## THE PROBLEM
Everything from the first line of the records to the line containing "const seriesColors = ['#000000', '#0000ff', '#008000'];", inclusive, is to be extracted exactly, and nothing more.

((

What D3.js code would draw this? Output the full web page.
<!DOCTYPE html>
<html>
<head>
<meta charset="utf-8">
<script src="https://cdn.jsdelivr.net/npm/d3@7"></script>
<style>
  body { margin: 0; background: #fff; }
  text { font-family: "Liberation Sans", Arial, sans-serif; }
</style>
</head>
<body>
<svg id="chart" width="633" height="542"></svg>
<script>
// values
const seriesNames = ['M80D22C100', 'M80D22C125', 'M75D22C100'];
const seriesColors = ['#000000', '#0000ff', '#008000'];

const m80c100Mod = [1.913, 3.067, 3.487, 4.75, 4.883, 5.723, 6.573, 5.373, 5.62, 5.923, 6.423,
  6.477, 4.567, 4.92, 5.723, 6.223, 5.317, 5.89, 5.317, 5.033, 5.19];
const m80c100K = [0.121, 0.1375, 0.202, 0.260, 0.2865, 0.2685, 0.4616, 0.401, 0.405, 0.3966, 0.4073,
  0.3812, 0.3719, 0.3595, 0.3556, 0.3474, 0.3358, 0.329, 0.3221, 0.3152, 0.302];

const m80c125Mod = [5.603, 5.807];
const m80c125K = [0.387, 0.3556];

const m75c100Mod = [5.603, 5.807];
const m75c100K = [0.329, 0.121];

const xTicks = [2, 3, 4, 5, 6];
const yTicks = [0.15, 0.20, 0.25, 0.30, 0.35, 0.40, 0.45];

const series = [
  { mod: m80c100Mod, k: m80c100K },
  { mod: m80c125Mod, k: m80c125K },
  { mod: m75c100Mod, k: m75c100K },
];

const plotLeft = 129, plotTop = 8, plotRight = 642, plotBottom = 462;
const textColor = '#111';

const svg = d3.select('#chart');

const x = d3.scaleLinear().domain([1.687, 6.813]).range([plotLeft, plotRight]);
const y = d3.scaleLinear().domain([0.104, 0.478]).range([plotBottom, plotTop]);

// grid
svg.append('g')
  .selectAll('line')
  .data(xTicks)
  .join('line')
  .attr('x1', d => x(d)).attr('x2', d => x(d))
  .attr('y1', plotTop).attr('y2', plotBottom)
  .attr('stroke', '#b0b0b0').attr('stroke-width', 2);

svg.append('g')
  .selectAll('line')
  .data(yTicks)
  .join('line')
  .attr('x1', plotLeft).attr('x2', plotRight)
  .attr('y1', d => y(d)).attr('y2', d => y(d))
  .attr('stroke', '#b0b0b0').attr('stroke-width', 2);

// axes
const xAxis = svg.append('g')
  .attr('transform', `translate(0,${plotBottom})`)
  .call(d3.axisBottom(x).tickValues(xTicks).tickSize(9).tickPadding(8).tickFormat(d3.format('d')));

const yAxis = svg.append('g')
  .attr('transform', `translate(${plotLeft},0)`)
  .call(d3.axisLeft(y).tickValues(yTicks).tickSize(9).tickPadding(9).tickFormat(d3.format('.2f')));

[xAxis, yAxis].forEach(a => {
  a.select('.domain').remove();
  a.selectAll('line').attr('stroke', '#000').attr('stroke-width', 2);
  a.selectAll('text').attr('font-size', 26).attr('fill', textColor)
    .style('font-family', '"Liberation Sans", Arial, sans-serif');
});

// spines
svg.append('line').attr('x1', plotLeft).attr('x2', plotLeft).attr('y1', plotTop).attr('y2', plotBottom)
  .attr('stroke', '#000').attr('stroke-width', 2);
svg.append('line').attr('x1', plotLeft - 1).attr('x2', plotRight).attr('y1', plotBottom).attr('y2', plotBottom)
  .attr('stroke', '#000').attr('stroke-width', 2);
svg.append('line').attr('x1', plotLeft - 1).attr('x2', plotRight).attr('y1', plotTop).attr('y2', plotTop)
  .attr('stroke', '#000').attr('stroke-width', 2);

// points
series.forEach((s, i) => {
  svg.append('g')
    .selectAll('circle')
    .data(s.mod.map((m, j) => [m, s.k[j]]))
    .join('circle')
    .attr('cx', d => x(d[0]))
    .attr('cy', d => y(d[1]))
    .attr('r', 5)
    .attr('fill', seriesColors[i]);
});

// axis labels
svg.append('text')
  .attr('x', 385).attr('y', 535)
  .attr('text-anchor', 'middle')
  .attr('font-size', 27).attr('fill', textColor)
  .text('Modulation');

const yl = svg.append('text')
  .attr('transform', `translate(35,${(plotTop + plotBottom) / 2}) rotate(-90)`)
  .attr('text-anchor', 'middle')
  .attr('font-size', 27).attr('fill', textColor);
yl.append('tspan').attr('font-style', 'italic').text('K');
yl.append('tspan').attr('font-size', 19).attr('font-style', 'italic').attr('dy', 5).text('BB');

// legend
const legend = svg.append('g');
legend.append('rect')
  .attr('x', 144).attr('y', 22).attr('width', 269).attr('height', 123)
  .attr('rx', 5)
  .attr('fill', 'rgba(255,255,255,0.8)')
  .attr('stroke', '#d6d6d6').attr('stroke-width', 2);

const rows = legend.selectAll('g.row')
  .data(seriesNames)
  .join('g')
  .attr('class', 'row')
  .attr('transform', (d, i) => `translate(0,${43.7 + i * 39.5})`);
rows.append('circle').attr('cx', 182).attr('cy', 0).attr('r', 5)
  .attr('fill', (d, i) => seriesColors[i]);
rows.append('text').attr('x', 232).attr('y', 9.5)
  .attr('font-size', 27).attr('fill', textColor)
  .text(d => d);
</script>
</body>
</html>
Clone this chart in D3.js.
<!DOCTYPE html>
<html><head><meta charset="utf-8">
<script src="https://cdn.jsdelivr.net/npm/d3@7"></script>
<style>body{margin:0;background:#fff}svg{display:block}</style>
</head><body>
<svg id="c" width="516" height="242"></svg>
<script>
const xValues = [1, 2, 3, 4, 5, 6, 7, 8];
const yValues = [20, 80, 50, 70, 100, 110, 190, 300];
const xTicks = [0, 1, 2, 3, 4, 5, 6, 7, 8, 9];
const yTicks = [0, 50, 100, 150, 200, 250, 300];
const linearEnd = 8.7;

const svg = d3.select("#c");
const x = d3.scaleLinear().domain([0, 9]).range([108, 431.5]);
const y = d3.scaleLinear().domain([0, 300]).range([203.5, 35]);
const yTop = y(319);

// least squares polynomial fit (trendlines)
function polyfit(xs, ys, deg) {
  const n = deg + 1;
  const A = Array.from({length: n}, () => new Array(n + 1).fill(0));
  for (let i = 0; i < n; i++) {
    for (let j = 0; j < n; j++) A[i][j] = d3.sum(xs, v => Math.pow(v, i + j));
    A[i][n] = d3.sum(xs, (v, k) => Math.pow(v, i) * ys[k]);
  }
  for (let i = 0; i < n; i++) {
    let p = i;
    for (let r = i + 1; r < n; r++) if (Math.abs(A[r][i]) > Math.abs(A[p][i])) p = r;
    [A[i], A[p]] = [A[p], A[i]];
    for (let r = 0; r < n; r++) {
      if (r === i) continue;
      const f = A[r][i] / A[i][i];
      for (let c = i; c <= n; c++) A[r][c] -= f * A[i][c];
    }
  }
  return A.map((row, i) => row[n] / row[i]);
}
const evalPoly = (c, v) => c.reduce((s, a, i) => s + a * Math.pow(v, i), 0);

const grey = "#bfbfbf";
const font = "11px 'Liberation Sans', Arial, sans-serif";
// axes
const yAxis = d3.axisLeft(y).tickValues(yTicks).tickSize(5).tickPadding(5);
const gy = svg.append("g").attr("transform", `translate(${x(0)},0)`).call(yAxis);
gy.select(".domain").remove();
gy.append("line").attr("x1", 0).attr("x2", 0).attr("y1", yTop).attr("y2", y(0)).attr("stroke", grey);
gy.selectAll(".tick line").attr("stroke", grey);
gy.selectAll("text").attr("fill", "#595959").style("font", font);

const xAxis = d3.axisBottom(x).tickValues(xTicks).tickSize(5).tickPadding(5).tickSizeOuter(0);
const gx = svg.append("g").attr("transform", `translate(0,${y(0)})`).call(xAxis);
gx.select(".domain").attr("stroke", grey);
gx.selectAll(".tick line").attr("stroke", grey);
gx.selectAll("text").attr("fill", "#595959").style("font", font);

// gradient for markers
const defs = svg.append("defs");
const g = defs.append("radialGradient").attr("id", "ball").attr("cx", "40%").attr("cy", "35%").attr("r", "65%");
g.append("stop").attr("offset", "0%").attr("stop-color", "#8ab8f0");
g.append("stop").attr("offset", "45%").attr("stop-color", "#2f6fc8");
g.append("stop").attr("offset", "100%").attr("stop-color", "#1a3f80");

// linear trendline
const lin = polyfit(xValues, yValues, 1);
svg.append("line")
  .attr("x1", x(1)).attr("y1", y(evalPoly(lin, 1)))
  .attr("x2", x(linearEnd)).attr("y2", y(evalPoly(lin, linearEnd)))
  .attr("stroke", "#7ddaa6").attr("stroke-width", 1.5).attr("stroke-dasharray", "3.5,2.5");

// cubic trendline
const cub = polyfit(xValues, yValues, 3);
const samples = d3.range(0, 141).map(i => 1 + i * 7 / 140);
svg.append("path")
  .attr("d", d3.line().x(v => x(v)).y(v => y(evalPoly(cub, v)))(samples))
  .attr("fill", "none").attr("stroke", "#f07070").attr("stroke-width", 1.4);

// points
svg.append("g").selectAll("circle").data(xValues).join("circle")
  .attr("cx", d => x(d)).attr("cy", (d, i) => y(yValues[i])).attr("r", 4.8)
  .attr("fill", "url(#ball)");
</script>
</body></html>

))

## TASK RESULT
What D3.js code would draw this? Output the full web page.
<!DOCTYPE html>
<html>
<head>
<meta charset="utf-8">
<script src="https://cdn.jsdelivr.net/npm/d3@7"></script>
<style>
  body { margin: 0; background: #fff; }
  text { font-family: "Liberation Sans", Arial, sans-serif; }
</style>
</head>
<body>
<svg id="chart" width="633" height="542"></svg>
<script>
// values
const seriesNames = ['M80D22C100', 'M80D22C125', 'M75D22C100'];
const seriesColors = ['#000000', '#0000ff', '#008000'];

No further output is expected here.